⟨

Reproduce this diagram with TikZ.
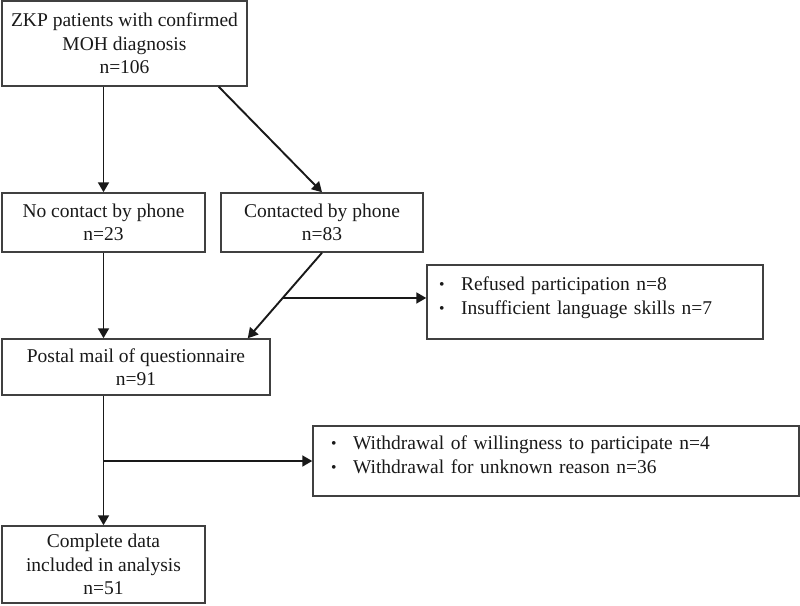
\documentclass[tikz,border=0pt]{standalone}
\usepackage{fontspec}
\setmainfont{Liberation Serif}
\usetikzlibrary{arrows.meta,calc}
\begin{document}
\begin{tikzpicture}[x=1pt,y=-1pt,
  box/.style={draw=black!75, line width=1.5pt, inner sep=0pt, align=center,
    font=\fontsize{19.5}{23.5}\selectfont, text=black!90},
  lbox/.style={box, align=left},
  arr/.style={draw=black!90, line width=1.9pt, -{Triangle[length=10pt,width=11pt]}}]
\useasboundingbox (0,0) rectangle (800,605);
\node[box, minimum width=245pt, minimum height=85pt] (b1) at (124.5,43.5)
  {ZKP patients with confirmed\\MOH diagnosis\\n=106};
\node[box, minimum width=203pt, minimum height=59pt] (b2) at (103.5,222.5)
  {No contact by phone\\n=23};
\node[box, minimum width=202pt, minimum height=59pt] (b3) at (322,222.5)
  {Contacted by phone\\n=83};
\node[lbox, text width=312pt, inner xsep=12pt, minimum height=74pt] (b4) at (595,302)
  {\makebox[22pt][l]{\raisebox{1pt}{\scalebox{0.8}{\textbullet}}}Refused participation n=8\\
   \makebox[22pt][l]{\raisebox{1pt}{\scalebox{0.8}{\textbullet}}}Insufficient language skills n=7\rule[-13pt]{0pt}{1pt}};
\node[box, minimum width=268pt, minimum height=56pt] (b5) at (136,367)
  {Postal mail of questionnaire\\n=91};
\node[lbox, text width=450pt, inner xsep=18pt, minimum height=70pt] (b6) at (556,461)
  {\makebox[22pt][l]{\raisebox{1pt}{\scalebox{0.8}{\textbullet}}}Withdrawal of willingness to participate n=4\\
   \makebox[22pt][l]{\raisebox{1pt}{\scalebox{0.8}{\textbullet}}}Withdrawal for unknown reason n=36\rule[-13pt]{0pt}{1pt}};
\node[box, minimum width=203pt, minimum height=77pt] (b7) at (103.5,564.5)
  {Complete data\\included in analysis\\n=51};
% connectors
\draw[arr] (b2.north |- b1.south) -- (b2.north);
\draw[arr] ([xshift=-29pt]b1.south east) -- (b3.north);
\draw[arr] (b2.south) -- (b5.north -| b2.south);
\coordinate (t5) at ([xshift=-23pt]b5.north east);
\draw[arr] (b3.south) -- (t5);
\coordinate (j1) at ($(b3.south)!0.529!(t5)$);
\draw[arr] (j1) -- (j1 -| b4.west);
\draw[arr] (b5.south -| b7.north) -- (b7.north);
\draw[arr] (b7.north |- b6.west) -- (b6.west);
\end{tikzpicture}
\end{document}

⟩

» **STATED GOAL**: Leave the images out and output the remaining material exactly as it stands.

» **TASK ANSWER**:
Reproduce this diagram with TikZ.
\documentclass[tikz,border=0pt]{standalone}
\usepackage{fontspec}
\setmainfont{Liberation Serif}
\usetikzlibrary{arrows.meta,calc}
\begin{document}
\begin{tikzpicture}[x=1pt,y=-1pt,
  box/.style={draw=black!75, line width=1.5pt, inner sep=0pt, align=center,
    font=\fontsize{19.5}{23.5}\selectfont, text=black!90},
  lbox/.style={box, align=left},
  arr/.style={draw=black!90, line width=1.9pt, -{Triangle[length=10pt,width=11pt]}}]
\useasboundingbox (0,0) rectangle (800,605);
\node[box, minimum width=245pt, minimum height=85pt] (b1) at (124.5,43.5)
  {ZKP patients with confirmed\\MOH diagnosis\\n=106};
\node[box, minimum width=203pt, minimum height=59pt] (b2) at (103.5,222.5)
  {No contact by phone\\n=23};
\node[box, minimum width=202pt, minimum height=59pt] (b3) at (322,222.5)
  {Contacted by phone\\n=83};
\node[lbox, text width=312pt, inner xsep=12pt, minimum height=74pt] (b4) at (595,302)
  {\makebox[22pt][l]{\raisebox{1pt}{\scalebox{0.8}{\textbullet}}}Refused participation n=8\\
   \makebox[22pt][l]{\raisebox{1pt}{\scalebox{0.8}{\textbullet}}}Insufficient language skills n=7\rule[-13pt]{0pt}{1pt}};
\node[box, minimum width=268pt, minimum height=56pt] (b5) at (136,367)
  {Postal mail of questionnaire\\n=91};
\node[lbox, text width=450pt, inner xsep=18pt, minimum height=70pt] (b6) at (556,461)
  {\makebox[22pt][l]{\raisebox{1pt}{\scalebox{0.8}{\textbullet}}}Withdrawal of willingness to participate n=4\\
   \makebox[22pt][l]{\raisebox{1pt}{\scalebox{0.8}{\textbullet}}}Withdrawal for unknown reason n=36\rule[-13pt]{0pt}{1pt}};
\node[box, minimum width=203pt, minimum height=77pt] (b7) at (103.5,564.5)
  {Complete data\\included in analysis\\n=51};
% connectors
\draw[arr] (b2.north |- b1.south) -- (b2.north);
\draw[arr] ([xshift=-29pt]b1.south east) -- (b3.north);
\draw[arr] (b2.south) -- (b5.north -| b2.south);
\coordinate (t5) at ([xshift=-23pt]b5.north east);
\draw[arr] (b3.south) -- (t5);
\coordinate (j1) at ($(b3.south)!0.529!(t5)$);
\draw[arr] (j1) -- (j1 -| b4.west);
\draw[arr] (b5.south -| b7.north) -- (b7.north);
\draw[arr] (b7.north |- b6.west) -- (b6.west);
\end{tikzpicture}
\end{document}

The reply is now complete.